▶ [REQUIREMENT]: Repeat the records below exactly, leaving out any pictures.

[Stored dataset items]
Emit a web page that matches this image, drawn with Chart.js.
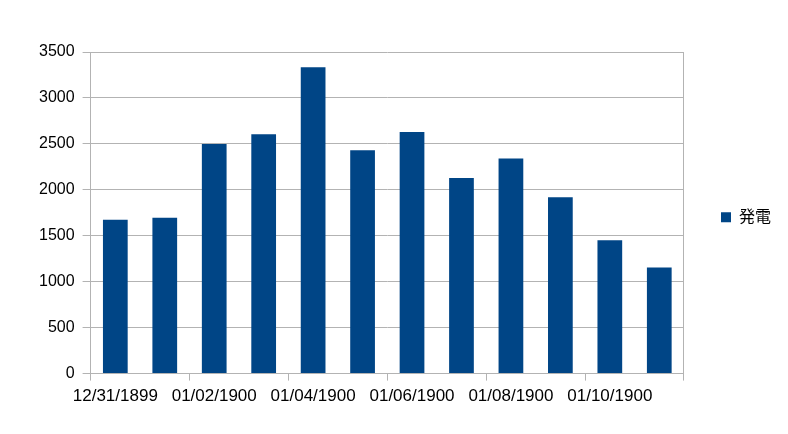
<!DOCTYPE html>
<html>
<head>
<meta charset="utf-8">
<script src="https://cdn.jsdelivr.net/npm/chart.js@4"></script>
<style>
  body { margin: 0; background: #fff; }
  #wrap { width: 788px; height: 434px; }
</style>
</head>
<body>
<div id="wrap"><canvas id="myChart"></canvas></div>
<script>
const labels = [
    '12/31/1899', '01/01/1900', '01/02/1900', '01/03/1900',
    '01/04/1900', '01/05/1900', '01/06/1900', '01/07/1900',
    '01/08/1900', '01/09/1900', '01/10/1900', '01/11/1900',
]
const seriesName = '発電'
const inputData = [1675, 1695, 2500, 2605, 3335, 2430, 2630, 2130, 2340, 1920, 1450, 1155]
const yTicks = { min: 0, max: 3500, step: 500 }

const gridGray = '#b3b3b3'
const fontFamily = "'Liberation Sans', 'Noto Sans CJK JP', sans-serif"

const data = {
    labels: labels,
    datasets: [
        {
            label: seriesName,
            data: inputData,
            backgroundColor: '#004586',
            borderWidth: 0,
            categoryPercentage: 1,
            barPercentage: 0.5,
        },
    ],
}

const config = {
    type: 'bar',
    data: data,
    options: {
        responsive: true,
        maintainAspectRatio: false,
        animation: false,
        layout: { padding: { left: 31, top: 52, bottom: 21, right: 7 } },
        plugins: {
            tooltip: { enabled: false },
            legend: {
                position: 'right',
                fullSize: false,
                // blank title only nudges the entry down a little
                title: { display: true, text: ' ', font: { size: 5 }, padding: 1.5 },
                labels: {
                    boxWidth: 10,
                    boxHeight: 10,
                    padding: 37,
                    color: '#000',
                    font: { family: fontFamily, size: 16 },
                },
            },
        },
        scales: {
            x: {
                offset: true,
                border: { color: gridGray },
                grid: {
                    offset: true,
                    tickLength: 7,
                    // only the right frame line goes inside the plot
                    color: (c) => (c.type === 'tick' ? 'rgba(0,0,0,0)' : gridGray),
                    tickColor: (c) => (c.type !== 'tick' || c.index % 2 === 0 ? gridGray : 'rgba(0,0,0,0)'),
                },
                ticks: {
                    autoSkip: false,
                    maxRotation: 0,
                    padding: 6,
                    color: '#000',
                    font: { family: fontFamily, size: 17 },
                    callback: function (val, i) {
                        return i % 2 === 0 ? this.getLabelForValue(val) : ''
                    },
                },
            },
            y: {
                min: yTicks.min,
                max: yTicks.max,
                border: { color: gridGray },
                grid: { color: gridGray, tickLength: 8 },
                ticks: {
                    stepSize: yTicks.step,
                    padding: 8,
                    color: '#000',
                    font: { family: fontFamily, size: 16 },
                    callback: (v) => String(v),
                },
            },
        },
    },
}

const myChart = new Chart(document.getElementById('myChart'), config)
</script>
</body>
</html>
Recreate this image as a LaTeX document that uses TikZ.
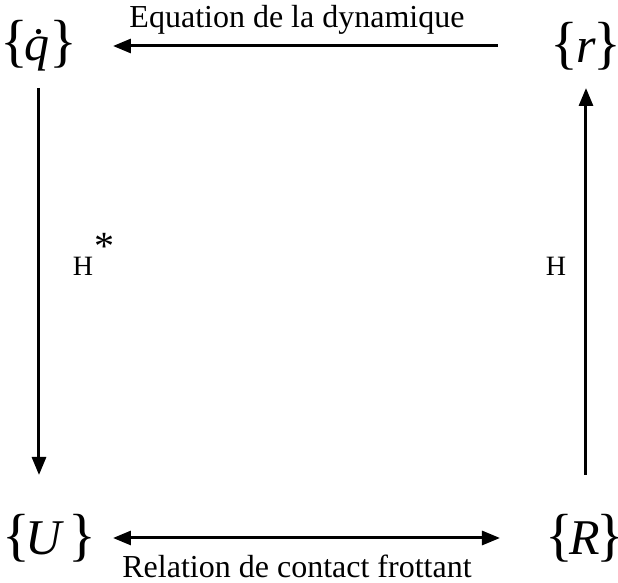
\documentclass[tikz,border=0pt]{standalone}
\usepackage{fontspec}
\setmainfont{Liberation Serif}[ItalicFont={Liberation Serif Italic}]
\usetikzlibrary{arrows.meta}
\newcommand{\brc}[1]{{\fontsize{29}{29}\selectfont\upshape #1}}
\tikzset{
  setnode/.style={inner sep=0pt,font=\fontsize{25}{27}\selectfont\itshape},
  lbl/.style={inner sep=0pt,font=\fontsize{16}{19}\selectfont},
  hlbl/.style={inner sep=0pt,font=\fontsize{14}{16}\selectfont},
  arr/.style={line width=1.5pt,-{Triangle[length=9pt,width=7pt]}},
  darr/.style={arr,{Triangle[length=9pt,width=7pt]}-{Triangle[length=9pt,width=7pt]}},
}
\begin{document}
\begin{tikzpicture}[x=0.5pt,y=-0.5pt]
  \useasboundingbox (0,0) rectangle (618,583);
  % the four sets
  \node[setnode](qdot) at (39,46) {\brc{\{}\kern-2pt\.q\kern0pt\brc{\}}};
  \node[setnode](rset) at (586,46) {\brc{\{}\kern-1pt r\kern-1pt\brc{\}}};
  \node[setnode](uset) at (49,538) {\brc{\{}\kern-2pt U\kern3pt\brc{\}}};
  \node[setnode](rbig) at (585,538) {\brc{\{}\kern-2pt R\kern-2pt\brc{\}}};

  % arrows
  \draw[arr,shorten <=44pt,shorten >=37pt](rset.center)--(qdot.center);
  \draw[arr,shorten <=21pt,shorten >=31.5pt](qdot.center)--(qdot.center|-uset.center);
  \draw[arr,shorten <=31.5pt,shorten >=21pt](rbig.center-|rset.center)--(rset.center);
  \draw[darr,shorten <=32pt,shorten >=42.5pt](uset.center)--(rbig.center);

  % labels
  \node[lbl](dyn) at (297,20) {Equation de la dynamique};
  \node[lbl](ctc) at (297,566) {Relation de contact frottant};
  \node[hlbl](hstar) at (83,266) {H};
  \node[inner sep=0pt,font=\fontsize{20}{20}\selectfont](star) at (105,246) {*};
  \node[hlbl](hh) at (556,266) {H};
\end{tikzpicture}
\end{document}
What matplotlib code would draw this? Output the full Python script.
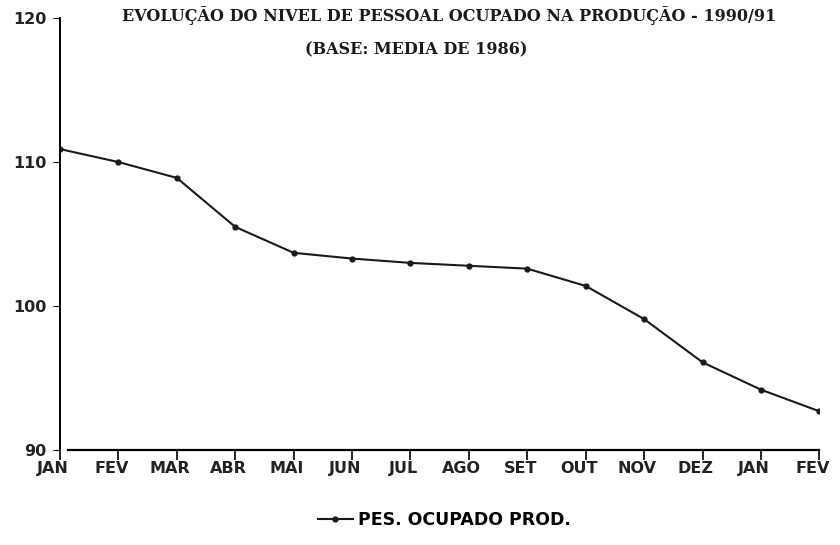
import matplotlib
matplotlib.use('Agg')
import matplotlib.pyplot as plt
import matplotlib.transforms as mtransforms

# ── dados ──
meses = ['JAN', 'FEV', 'MAR', 'ABR', 'MAI', 'JUN', 'JUL', 'AGO', 'SET',
         'OUT', 'NOV', 'DEZ', 'JAN', 'FEV']
pessoal = [110.9, 110.0, 108.9, 105.5, 103.7, 103.3, 103.0, 102.8, 102.6,
           101.4, 99.1, 96.1, 94.2, 92.7]
y_ticks = [90, 100, 110, 120]

titulo = 'EVOLUÇÃO DO NIVEL DE PESSOAL OCUPADO NA PRODUÇÃO - 1990/91'
subtitulo = '(BASE: MEDIA DE 1986)'
legenda = 'PES. OCUPADO PROD.'

fig = plt.figure(figsize=(8.4, 5.45), dpi=100)
ax = fig.add_axes([0.0714, 0.174, 0.904, 0.793])

x = list(range(len(meses)))
ax.plot(x, pessoal, color='#1a1a1a', lw=1.5, marker='o', ms=3.5,
        label=legenda)

ax.set_xlim(0, len(meses) - 1)
ax.set_ylim(90, 120)
ax.set_xticks(x)
ax.set_xticklabels(meses, fontsize=11.5, fontweight='bold',
                   family='DejaVu Sans', color='#222222')
ax.set_yticks(y_ticks)
ax.set_yticklabels([str(v) for v in y_ticks], fontsize=11.5,
                   fontweight='bold', family='DejaVu Sans',
                   color='#222222')
ax.tick_params(axis='x', direction='out', length=7, width=1.2, pad=1)
ax.tick_params(axis='y', direction='out', length=5, width=0.8, pad=5)

# rótulos do eixo x levemente deslocados para a esquerda (como no original)
desloc = mtransforms.ScaledTranslation(-5 / 72, 0, fig.dpi_scale_trans)
for lbl in ax.get_xticklabels():
    lbl.set_transform(lbl.get_transform() + desloc)

for s in ['top', 'right']:
    ax.spines[s].set_visible(False)
ax.spines['left'].set_linewidth(1.4)
ax.spines['bottom'].set_linewidth(1.6)
ax.spines['bottom'].set_bounds(0.14, len(meses) - 1)

# títulos
fig.text(0.535, 0.972, titulo, ha='center', va='center', fontsize=11.5,
         fontweight='bold', family='DejaVu Serif', color='#1a1a1a')
fig.text(0.495, 0.908, subtitulo, ha='center', va='center', fontsize=11.5,
         fontweight='bold', family='DejaVu Serif', color='#1a1a1a')

ax.legend(loc='upper center', bbox_to_anchor=(0.506, -0.105), frameon=False,
          handlelength=2.0, handletextpad=0.3,
          prop={'family': 'DejaVu Sans', 'weight': 'bold', 'size': 12.5})

fig.savefig('out.png', dpi=100)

▶ [SOLUTION TO THIS EXERCISE]:
Emit a web page that matches this image, drawn with Chart.js.
<!DOCTYPE html>
<html>
<head>
<meta charset="utf-8">
<script src="https://cdn.jsdelivr.net/npm/chart.js@4"></script>
<style>
  body { margin: 0; background: #fff; }
  #wrap { width: 788px; height: 434px; }
</style>
</head>
<body>
<div id="wrap"><canvas id="myChart"></canvas></div>
<script>
const labels = [
    '12/31/1899', '01/01/1900', '01/02/1900', '01/03/1900',
    '01/04/1900', '01/05/1900', '01/06/1900', '01/07/1900',
    '01/08/1900', '01/09/1900', '01/10/1900', '01/11/1900',
]
const seriesName = '発電'
const inputData = [1675, 1695, 2500, 2605, 3335, 2430, 2630, 2130, 2340, 1920, 1450, 1155]
const yTicks = { min: 0, max: 3500, step: 500 }

const gridGray = '#b3b3b3'
const fontFamily = "'Liberation Sans', 'Noto Sans CJK JP', sans-serif"

const data = {
    labels: labels,
    datasets: [
        {
            label: seriesName,
            data: inputData,
            backgroundColor: '#004586',
            borderWidth: 0,
            categoryPercentage: 1,
            barPercentage: 0.5,
        },
    ],
}

const config = {
    type: 'bar',
    data: data,
    options: {
        responsive: true,
        maintainAspectRatio: false,
        animation: false,
        layout: { padding: { left: 31, top: 52, bottom: 21, right: 7 } },
        plugins: {
            tooltip: { enabled: false },
            legend: {
                position: 'right',
                fullSize: false,
                // blank title only nudges the entry down a little
                title: { display: true, text: ' ', font: { size: 5 }, padding: 1.5 },
                labels: {
                    boxWidth: 10,
                    boxHeight: 10,
                    padding: 37,
                    color: '#000',
                    font: { family: fontFamily, size: 16 },
                },
            },
        },
        scales: {
            x: {
                offset: true,
                border: { color: gridGray },
                grid: {
                    offset: true,
                    tickLength: 7,
                    // only the right frame line goes inside the plot
                    color: (c) => (c.type === 'tick' ? 'rgba(0,0,0,0)' : gridGray),
                    tickColor: (c) => (c.type !== 'tick' || c.index % 2 === 0 ? gridGray : 'rgba(0,0,0,0)'),
                },
                ticks: {
                    autoSkip: false,
                    maxRotation: 0,
                    padding: 6,
                    color: '#000',
                    font: { family: fontFamily, size: 17 },
                    callback: function (val, i) {
                        return i % 2 === 0 ? this.getLabelForValue(val) : ''
                    },
                },
            },
            y: {
                min: yTicks.min,
                max: yTicks.max,
                border: { color: gridGray },
                grid: { color: gridGray, tickLength: 8 },
                ticks: {
                    stepSize: yTicks.step,
                    padding: 8,
                    color: '#000',
                    font: { family: fontFamily, size: 16 },
                    callback: (v) => String(v),
                },
            },
        },
    },
}

const myChart = new Chart(document.getElementById('myChart'), config)
</script>
</body>
</html>
Recreate this image as a LaTeX document that uses TikZ.
\documentclass[tikz,border=0pt]{standalone}
\usepackage{fontspec}
\setmainfont{Liberation Serif}[ItalicFont={Liberation Serif Italic}]
\usetikzlibrary{arrows.meta}
\newcommand{\brc}[1]{{\fontsize{29}{29}\selectfont\upshape #1}}
\tikzset{
  setnode/.style={inner sep=0pt,font=\fontsize{25}{27}\selectfont\itshape},
  lbl/.style={inner sep=0pt,font=\fontsize{16}{19}\selectfont},
  hlbl/.style={inner sep=0pt,font=\fontsize{14}{16}\selectfont},
  arr/.style={line width=1.5pt,-{Triangle[length=9pt,width=7pt]}},
  darr/.style={arr,{Triangle[length=9pt,width=7pt]}-{Triangle[length=9pt,width=7pt]}},
}
\begin{document}
\begin{tikzpicture}[x=0.5pt,y=-0.5pt]
  \useasboundingbox (0,0) rectangle (618,583);
  % the four sets
  \node[setnode](qdot) at (39,46) {\brc{\{}\kern-2pt\.q\kern0pt\brc{\}}};
  \node[setnode](rset) at (586,46) {\brc{\{}\kern-1pt r\kern-1pt\brc{\}}};
  \node[setnode](uset) at (49,538) {\brc{\{}\kern-2pt U\kern3pt\brc{\}}};
  \node[setnode](rbig) at (585,538) {\brc{\{}\kern-2pt R\kern-2pt\brc{\}}};

  % arrows
  \draw[arr,shorten <=44pt,shorten >=37pt](rset.center)--(qdot.center);
  \draw[arr,shorten <=21pt,shorten >=31.5pt](qdot.center)--(qdot.center|-uset.center);
  \draw[arr,shorten <=31.5pt,shorten >=21pt](rbig.center-|rset.center)--(rset.center);
  \draw[darr,shorten <=32pt,shorten >=42.5pt](uset.center)--(rbig.center);

  % labels
  \node[lbl](dyn) at (297,20) {Equation de la dynamique};
  \node[lbl](ctc) at (297,566) {Relation de contact frottant};
  \node[hlbl](hstar) at (83,266) {H};
  \node[inner sep=0pt,font=\fontsize{20}{20}\selectfont](star) at (105,246) {*};
  \node[hlbl](hh) at (556,266) {H};
\end{tikzpicture}
\end{document}
What matplotlib code would draw this? Output the full Python script.
import matplotlib
matplotlib.use('Agg')
import matplotlib.pyplot as plt
import matplotlib.transforms as mtransforms

# ── dados ──
meses = ['JAN', 'FEV', 'MAR', 'ABR', 'MAI', 'JUN', 'JUL', 'AGO', 'SET',
         'OUT', 'NOV', 'DEZ', 'JAN', 'FEV']
pessoal = [110.9, 110.0, 108.9, 105.5, 103.7, 103.3, 103.0, 102.8, 102.6,
           101.4, 99.1, 96.1, 94.2, 92.7]
y_ticks = [90, 100, 110, 120]

titulo = 'EVOLUÇÃO DO NIVEL DE PESSOAL OCUPADO NA PRODUÇÃO - 1990/91'
subtitulo = '(BASE: MEDIA DE 1986)'
legenda = 'PES. OCUPADO PROD.'

fig = plt.figure(figsize=(8.4, 5.45), dpi=100)
ax = fig.add_axes([0.0714, 0.174, 0.904, 0.793])

x = list(range(len(meses)))
ax.plot(x, pessoal, color='#1a1a1a', lw=1.5, marker='o', ms=3.5,
        label=legenda)

ax.set_xlim(0, len(meses) - 1)
ax.set_ylim(90, 120)
ax.set_xticks(x)
ax.set_xticklabels(meses, fontsize=11.5, fontweight='bold',
                   family='DejaVu Sans', color='#222222')
ax.set_yticks(y_ticks)
ax.set_yticklabels([str(v) for v in y_ticks], fontsize=11.5,
                   fontweight='bold', family='DejaVu Sans',
                   color='#222222')
ax.tick_params(axis='x', direction='out', length=7, width=1.2, pad=1)
ax.tick_params(axis='y', direction='out', length=5, width=0.8, pad=5)

# rótulos do eixo x levemente deslocados para a esquerda (como no original)
desloc = mtransforms.ScaledTranslation(-5 / 72, 0, fig.dpi_scale_trans)
for lbl in ax.get_xticklabels():
    lbl.set_transform(lbl.get_transform() + desloc)

for s in ['top', 'right']:
    ax.spines[s].set_visible(False)
ax.spines['left'].set_linewidth(1.4)
ax.spines['bottom'].set_linewidth(1.6)
ax.spines['bottom'].set_bounds(0.14, len(meses) - 1)

# títulos
fig.text(0.535, 0.972, titulo, ha='center', va='center', fontsize=11.5,
         fontweight='bold', family='DejaVu Serif', color='#1a1a1a')
fig.text(0.495, 0.908, subtitulo, ha='center', va='center', fontsize=11.5,
         fontweight='bold', family='DejaVu Serif', color='#1a1a1a')

ax.legend(loc='upper center', bbox_to_anchor=(0.506, -0.105), frameon=False,
          handlelength=2.0, handletextpad=0.3,
          prop={'family': 'DejaVu Sans', 'weight': 'bold', 'size': 12.5})

fig.savefig('out.png', dpi=100)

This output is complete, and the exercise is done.